WHAT TO PRODUCE | Leave the pictures out and quote every line from the start of the listing to the line with "-- ([xshift=3pt]SEC.south east);", inclusive.

GIVEN DATA |

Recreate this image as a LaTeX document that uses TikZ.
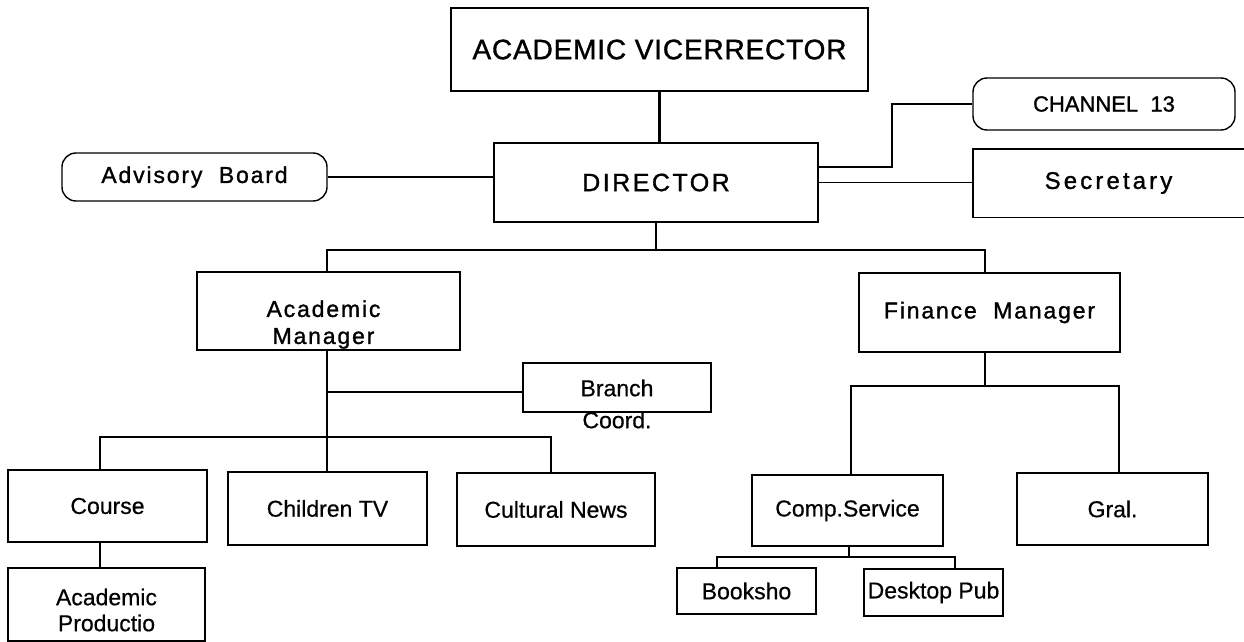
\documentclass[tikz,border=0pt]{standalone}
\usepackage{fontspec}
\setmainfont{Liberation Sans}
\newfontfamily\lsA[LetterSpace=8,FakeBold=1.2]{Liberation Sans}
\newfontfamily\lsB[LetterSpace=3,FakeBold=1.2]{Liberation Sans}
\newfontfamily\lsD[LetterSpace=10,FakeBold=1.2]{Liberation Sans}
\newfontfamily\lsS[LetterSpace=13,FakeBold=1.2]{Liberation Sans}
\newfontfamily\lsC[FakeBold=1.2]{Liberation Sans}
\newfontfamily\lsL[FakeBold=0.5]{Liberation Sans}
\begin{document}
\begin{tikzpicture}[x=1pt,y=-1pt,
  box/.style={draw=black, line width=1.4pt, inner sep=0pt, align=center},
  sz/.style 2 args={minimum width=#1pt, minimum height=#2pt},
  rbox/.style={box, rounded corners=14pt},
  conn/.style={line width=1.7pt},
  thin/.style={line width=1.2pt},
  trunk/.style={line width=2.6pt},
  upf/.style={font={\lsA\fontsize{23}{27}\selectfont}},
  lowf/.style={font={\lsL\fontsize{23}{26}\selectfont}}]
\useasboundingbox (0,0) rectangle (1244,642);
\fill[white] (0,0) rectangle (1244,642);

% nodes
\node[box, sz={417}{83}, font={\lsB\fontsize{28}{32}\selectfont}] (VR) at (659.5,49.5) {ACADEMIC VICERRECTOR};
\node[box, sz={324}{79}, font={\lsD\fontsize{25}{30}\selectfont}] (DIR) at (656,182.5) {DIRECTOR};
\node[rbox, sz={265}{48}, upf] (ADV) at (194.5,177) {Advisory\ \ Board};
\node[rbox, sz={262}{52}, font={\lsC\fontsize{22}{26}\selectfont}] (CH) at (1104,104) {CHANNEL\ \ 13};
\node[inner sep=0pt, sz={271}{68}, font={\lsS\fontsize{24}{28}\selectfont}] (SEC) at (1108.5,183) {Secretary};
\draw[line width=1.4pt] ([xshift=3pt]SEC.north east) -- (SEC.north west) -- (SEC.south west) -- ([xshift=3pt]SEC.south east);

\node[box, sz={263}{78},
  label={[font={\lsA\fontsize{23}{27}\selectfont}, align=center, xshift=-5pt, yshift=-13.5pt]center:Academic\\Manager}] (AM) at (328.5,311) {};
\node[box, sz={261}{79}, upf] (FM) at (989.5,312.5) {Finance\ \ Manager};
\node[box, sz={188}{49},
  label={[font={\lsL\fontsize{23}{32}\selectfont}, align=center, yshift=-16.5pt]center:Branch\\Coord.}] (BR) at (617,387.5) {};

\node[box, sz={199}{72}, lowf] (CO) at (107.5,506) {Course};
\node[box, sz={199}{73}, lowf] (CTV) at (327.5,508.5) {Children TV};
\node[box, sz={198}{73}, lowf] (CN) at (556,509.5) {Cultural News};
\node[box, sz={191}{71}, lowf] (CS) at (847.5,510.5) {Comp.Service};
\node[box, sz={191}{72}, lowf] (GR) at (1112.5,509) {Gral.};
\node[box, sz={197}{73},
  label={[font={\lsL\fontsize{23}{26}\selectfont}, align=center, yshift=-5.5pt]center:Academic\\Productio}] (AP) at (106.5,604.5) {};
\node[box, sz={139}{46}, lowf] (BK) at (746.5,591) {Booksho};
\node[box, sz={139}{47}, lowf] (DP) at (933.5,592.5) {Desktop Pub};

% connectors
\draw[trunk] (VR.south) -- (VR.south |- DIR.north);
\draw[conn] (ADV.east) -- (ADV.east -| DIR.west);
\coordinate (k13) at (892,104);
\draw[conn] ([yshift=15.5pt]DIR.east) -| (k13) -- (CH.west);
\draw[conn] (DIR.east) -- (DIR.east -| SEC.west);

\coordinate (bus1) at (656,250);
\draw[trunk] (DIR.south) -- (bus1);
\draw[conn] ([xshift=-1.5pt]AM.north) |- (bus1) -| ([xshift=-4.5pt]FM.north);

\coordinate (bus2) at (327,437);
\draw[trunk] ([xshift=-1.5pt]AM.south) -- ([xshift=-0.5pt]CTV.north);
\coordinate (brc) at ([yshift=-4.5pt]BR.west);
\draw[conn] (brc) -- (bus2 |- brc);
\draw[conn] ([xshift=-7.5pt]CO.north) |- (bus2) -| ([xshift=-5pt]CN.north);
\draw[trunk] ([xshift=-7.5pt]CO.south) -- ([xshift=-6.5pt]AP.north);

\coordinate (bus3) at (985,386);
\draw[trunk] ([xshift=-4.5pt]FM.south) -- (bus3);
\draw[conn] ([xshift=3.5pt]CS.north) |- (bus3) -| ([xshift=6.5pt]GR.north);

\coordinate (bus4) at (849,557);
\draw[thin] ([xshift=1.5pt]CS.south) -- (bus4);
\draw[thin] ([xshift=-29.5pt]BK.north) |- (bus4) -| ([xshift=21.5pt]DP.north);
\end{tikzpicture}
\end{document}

SOLVED PROBLEM |
Recreate this image as a LaTeX document that uses TikZ.
\documentclass[tikz,border=0pt]{standalone}
\usepackage{fontspec}
\setmainfont{Liberation Sans}
\newfontfamily\lsA[LetterSpace=8,FakeBold=1.2]{Liberation Sans}
\newfontfamily\lsB[LetterSpace=3,FakeBold=1.2]{Liberation Sans}
\newfontfamily\lsD[LetterSpace=10,FakeBold=1.2]{Liberation Sans}
\newfontfamily\lsS[LetterSpace=13,FakeBold=1.2]{Liberation Sans}
\newfontfamily\lsC[FakeBold=1.2]{Liberation Sans}
\newfontfamily\lsL[FakeBold=0.5]{Liberation Sans}
\begin{document}
\begin{tikzpicture}[x=1pt,y=-1pt,
  box/.style={draw=black, line width=1.4pt, inner sep=0pt, align=center},
  sz/.style 2 args={minimum width=#1pt, minimum height=#2pt},
  rbox/.style={box, rounded corners=14pt},
  conn/.style={line width=1.7pt},
  thin/.style={line width=1.2pt},
  trunk/.style={line width=2.6pt},
  upf/.style={font={\lsA\fontsize{23}{27}\selectfont}},
  lowf/.style={font={\lsL\fontsize{23}{26}\selectfont}}]
\useasboundingbox (0,0) rectangle (1244,642);
\fill[white] (0,0) rectangle (1244,642);

% nodes
\node[box, sz={417}{83}, font={\lsB\fontsize{28}{32}\selectfont}] (VR) at (659.5,49.5) {ACADEMIC VICERRECTOR};
\node[box, sz={324}{79}, font={\lsD\fontsize{25}{30}\selectfont}] (DIR) at (656,182.5) {DIRECTOR};
\node[rbox, sz={265}{48}, upf] (ADV) at (194.5,177) {Advisory\ \ Board};
\node[rbox, sz={262}{52}, font={\lsC\fontsize{22}{26}\selectfont}] (CH) at (1104,104) {CHANNEL\ \ 13};
\node[inner sep=0pt, sz={271}{68}, font={\lsS\fontsize{24}{28}\selectfont}] (SEC) at (1108.5,183) {Secretary};
\draw[line width=1.4pt] ([xshift=3pt]SEC.north east) -- (SEC.north west) -- (SEC.south west) -- ([xshift=3pt]SEC.south east);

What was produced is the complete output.